Essays

For my terrible memory, a song

My memory is legendary.

By that I mean, I can shock and amaze just about anyone with my ability to forget. No matter if it’s information I use daily, weekly, or just once. When I was a kid, I asked my parents this question every time we had pie: “can pie tins go in the recycling?” Through store-bought pies of all kinds, for all seasons, year after year, I asked if each and every tin was recyclable. Every time, they told me. I still don’t know whether they told me yes or no.

I do, however, possess a secret weapon. If they’d wanted to shut me up, they only needed to sing to me.

The singing officemate

For several years, I shared an office with a dear friend of mine. He still, to this day, understands music’s power over my brain better than almost anyone. At work, he used that to both of our advantage.

Our desk phones required a passcode to dial long distance. I remember everyone having the code written on a note somewhere near their phones. I must’ve lost mine, and asked him for it, a la the pie tins, every time I needed to make a long-distance call.

One day, he began singing the following to me, in a lilting little tune: “0097310, that’s how you dial long distance.”

I didn’t ask him for the code again. It’s been over four years since I quit that job, and more than that since the organization got a new phone system that did away with long distance codes. He sang me a similar song about the username and password to the company laptop.

Mixtape life story

I can also tell you what albums I was listening to at major turnings point in my life. Eighth grade: Weezer’s blue album. The summer I was 16 and pining for my not-yet-boyfriend: U2’s Rattle and Hum. Two years later, the summer before I left for college and we broke up, I’d moved on to Achtung Baby. Freshman year of college, second semester: The Who’s Who’s Next. Sophomore year: Dashboard Confessionals’ Places You Have Come to Fear the Most. Thursday’s War All the Time. Senior year: a Something Corporate mix CD from my roommate. My first year out of college: Arcade Fire’s Funeral. The summer after my son was born: Van Morrison’s Astral Weeks Live at the Hollywood Bowl and Phish’s Farmhouse. It’s almost like I’ve stored the emotions and memories of these times inside the music. Without it, I’d lose my personal history.

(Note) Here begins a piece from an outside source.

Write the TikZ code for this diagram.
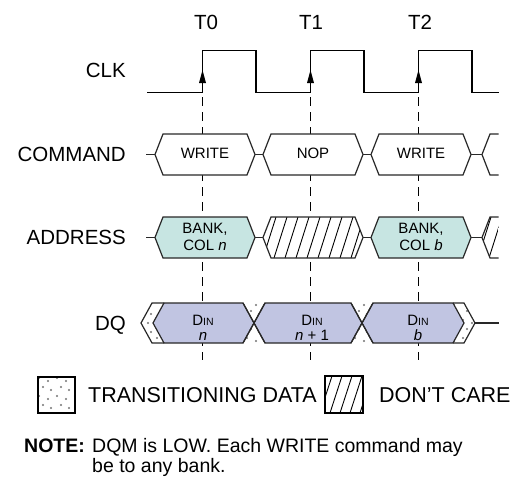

Music: the key to my brain

I’m an auditory person. I’ve always had music in my blood, but I don’t even need a melody. I love certain words and phrases, their cadence and ring. I remember voices, even if the people they belong to exited my life half a lifetime ago.

Maybe my emotional attachment to music and sound helps me form better memories. Maybe the affinity keeps my brain engaged and allows me to encode information more effectively. Either way, music unlocks a secret door in my brain. Behind the door lies a rich world of emotion and memory. In a way, music lets me forget one thing, and one thing only: it lets me forget my brain is impaired at all.